La táctica de gobernar solo con un círculo íntimo, refugiado en “triángulos de hierro” —el político-armador, el económico-social, el comunicacional y el periodístico— se convierte en un búnker. Allí solo entran Karina Milei, Santiago Caputo, Federico Sturzenegger, Luis Caputo y algunos más. Quien queda afuera es un traidor, un golpista, un “vende patria” o, en el lenguaje cada vez más frecuente del Presidente, un “simio”.
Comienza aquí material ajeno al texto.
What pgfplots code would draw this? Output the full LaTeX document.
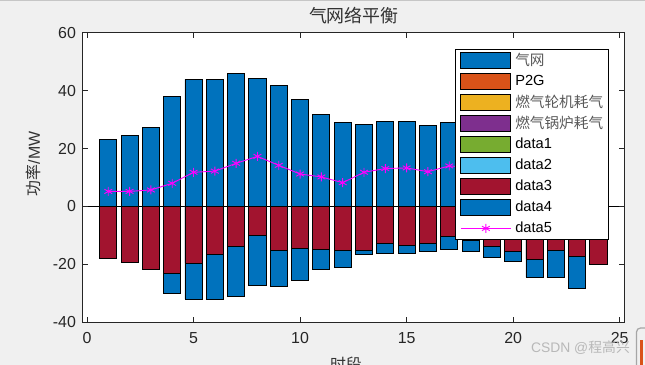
\documentclass[border=0pt]{standalone}
\usepackage{fontspec}
\setmainfont{Liberation Sans}
\newfontfamily\cjk{Noto Sans CJK SC}
\usepackage{pgfplots}
\pgfplotsset{compat=1.18}
\usepackage{pgfplotstable}

\definecolor{mblue}{HTML}{0072BD}
\definecolor{morange}{HTML}{D95319}
\definecolor{myellow}{HTML}{EDB120}
\definecolor{mpurple}{HTML}{7E2F8E}
\definecolor{mgreen}{HTML}{77AC30}
\definecolor{mcyan}{HTML}{4DBEEE}
\definecolor{mred}{HTML}{A2142F}
\definecolor{mmag}{HTML}{FF00FF}
\definecolor{axgray}{HTML}{262626}
\definecolor{bggray}{HTML}{F0F0F0}

% x: period; pos: gas grid supply; d3, d4: negative consumption; net: data5
\pgfplotstableread{
x  pos   d3     d4     net
1  23.2  -17.9   0.0    5.2
2  24.6  -19.2   0.0    5.2
3  27.3  -21.7   0.0    5.7
4  38.0  -23.1  -6.9    8.0
5  43.9  -19.6  -12.4  11.8
6  43.9  -16.5  -15.5  12.2
7  46.0  -13.7  -17.3  14.9
8  44.3  -9.9   -17.3  17.3
9  41.8  -15.1  -12.5  14.2
10 37.0  -14.4  -11.3  11.2
11 31.8  -14.8  -6.9   10.2
12 29.1  -15.1  -5.9    8.2
13 28.4  -15.1  -1.3   11.8
14 29.4  -12.7  -3.4   13.1
15 29.4  -13.4  -2.7   13.3
16 28.0  -12.7  -3.0   12.0
17 29.1  -10.3  -4.7   14.0
18 29.0  -11.7  -3.8   13.5
19 30.0  -13.7  -3.8   12.5
20 29.4  -15.5  -3.4   10.5
21 32.4  -18.2  -6.2    8.0
22 31.4  -15.1  -9.3    7.0
23 34.2  -17.2  -11.0   6.0
24 24.9  -19.9   0.0    5.0
}\gasdata

\pgfplotsset{
  mybar/.style={draw=black, line width=0.9bp,
    legend image code/.code={\draw[##1] (0bp,-8bp) rectangle (50bp,8bp);}},
  myline/.style={mmag, line width=0.9bp, mark=asterisk, mark size=4.5bp,
    mark options={solid, line width=0.9bp},
    legend image code/.code={\draw[mark repeat=2,mark phase=2,##1] plot coordinates {(0bp,0bp) (25bp,0bp) (50bp,0bp)};}},
  mybars/.style={ybar, bar width=0.8, bar shift=0pt, draw=black, line width=0.9bp, forget plot},
}

\begin{document}
\begin{tikzpicture}
\useasboundingbox (0bp,0bp) rectangle (645bp,365bp);
\fill[bggray] (0bp,0bp) rectangle (645bp,365bp);
\clip (0bp,0bp) rectangle (645bp,365bp);
\draw[gray!45, line width=1bp] (0bp,364bp) -- (645bp,364bp);
\begin{axis}[
  at={(82.7bp,42.7bp)}, anchor=south west,
  width=541.3bp, height=289.6bp, scale only axis,
  xmin=-0.2, xmax=25.2, ymin=-40, ymax=60,
  xtick={0,5,...,25}, ytick={-40,-20,...,60},
  xtick pos=both, ytick pos=both, tick align=inside,
  major tick length=5bp,
  axis line style={draw=axgray, line width=0.8bp},
  tick style={draw=axgray, line width=0.8bp},
  ticklabel style={font=\fontsize{16}{18}\selectfont, text=axgray},
  xticklabel style={yshift=-7bp},
  yticklabel style={xshift=-3.3bp},
  /pgf/number format/assume math mode=true,
  axis background/.style={fill=white},
  extra y ticks={0}, extra y tick labels={},
  extra y tick style={grid=major, major grid style={black, line width=0.8bp}},
  title={气网络平衡},
  title style={at={(axis description cs:0.501,1.04)}, anchor=center,
    font=\cjk\fontsize{18}{20}\selectfont, text=black!80},
  ylabel={{\cjk 功率}/MW},
  ylabel style={at={(axis description cs:-0.0905,0.547)}, anchor=center,
    font=\fontsize{16}{18}\selectfont, text=black!80},
  xlabel={时段},
  xlabel style={at={(axis description cs:0.4864,-0.144)}, anchor=center,
    font=\cjk\fontsize{16}{18}\selectfont, text=black!80},
  legend style={at={(0.6878,0.9437)}, anchor=north west, draw=black, line width=0.8bp,
    fill=white, font=\fontsize{14.7}{16}\selectfont, text=black,
    inner xsep=5bp, inner ysep=0.5bp, row sep=0pt, column sep=4bp,
    nodes={inner sep=0pt, minimum height=21bp}},
  legend cell align=left,
]
\addplot[mybars, fill=mblue] table[x=x, y=pos] {\gasdata};
\addplot[mybars, fill=mblue] table[x=x, y expr=\thisrow{d3}+\thisrow{d4}] {\gasdata};
\addplot[mybars, fill=mred] table[x=x, y=d3] {\gasdata};
\addplot[myline, forget plot] table[x=x, y=net] {\gasdata};

\addlegendimage{mybar, fill=mblue}
\addlegendentry{\textcolor{black!65}{\cjk 气网}}
\addlegendimage{mybar, fill=morange}
\addlegendentry{P2G}
\addlegendimage{mybar, fill=myellow}
\addlegendentry{\textcolor{black!65}{\cjk 燃气轮机耗气}}
\addlegendimage{mybar, fill=mpurple}
\addlegendentry{\textcolor{black!65}{\cjk 燃气锅炉耗气}}
\addlegendimage{mybar, fill=mgreen}
\addlegendentry{data1}
\addlegendimage{mybar, fill=mcyan}
\addlegendentry{data2}
\addlegendimage{mybar, fill=mred}
\addlegendentry{data3}
\addlegendimage{mybar, fill=mblue}
\addlegendentry{data4}
\addlegendimage{myline}
\addlegendentry{data5}
\end{axis}
\node[text=gray!60, opacity=0.9, font=\fontsize{13.9}{15}\selectfont, anchor=center]
  at (580.5bp,17bp) {CSDN @{\cjk 程高兴}};
\draw[gray!70, line width=1.2bp, rounded corners=4bp] (636.5bp,-5bp) rectangle (652bp,37bp);
\fill[morange] (639.5bp,0bp) rectangle (643bp,25bp);
\end{tikzpicture}
\end{document}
No se puede construir un país encerrado en triángulos. Gobernar exige tender puentes, negociar, generar consensos. Milei apenas ha logrado entendimientos con sectores del PRO, como Mauricio Macri, y consiguió apoyos puntuales de radicales o peronistas dialoguistas, pero la relación con los gobernadores se ha convertido en una batalla campal. Cada día aparece un cruce nuevo: Gustavo Sáenz (Salta) denuncia asfixia financiera, Martín Llaryora (Córdoba) exige recursos, Osvaldo Jaldo (Tucumán) amenaza con pleitos judiciales. La política provincial, ese corazón federal que Milei menosprecia, está cobrándole factura.
Mientras tanto, el votante de a pie empieza a preguntarse si el cambio prometido incluye también unidad, estabilidad social y seguridad, o si se trata solo de ver al Presidente lanzando improperios en conferencias de prensa. Porque una ilusión sostenida exclusivamente en la bronca termina siendo tóxica. El electorado no quiere solo soluciones económicas, sino la tranquilidad de saber que no habrá un incendio institucional cada semana.
Milei está cosechando lo que sembró. Y todavía está a tiempo de abrir las puertas del triángulo y salir a la plaza pública de la política real, donde se discute, se cede y se construye. Si no lo hace, corre el riesgo de que aquella poderosa ilusión que lo llevó a la Casa Rosada termine, como tantas otras en la Argentina, desvaneciéndose en el aire.
Encerrado en su círculo íntimo —ese club de “triángulos de hierro”— Milei gobierna como si todo el que disienta fuera traidor, “golpista”, “vende patria” o “simio”. Afuera quedan, para él, potenciales enemigos. Pero la política no se hace solo con fieles. Se construye negociando, cediendo, tejiendo alianzas. Gobernar a fuerza de gritos es fácil en campaña; en el poder, es suicida.
Si no sale pronto de su búnker triangular para mezclarse en la política real, esa ilusión que lo llevó a la Casa Rosada puede evaporarse entre sesiones parlamentarias perdidas y la bronca de una sociedad que pide cambios, sí, pero también sensatez. Porque, como decía Churchill: “El éxito no es definitivo, el fracaso no es fatal: lo que cuenta es el coraje de continuar.” El problema es que gobernar no es solo coraje: también es saber cuándo dejar de gritar.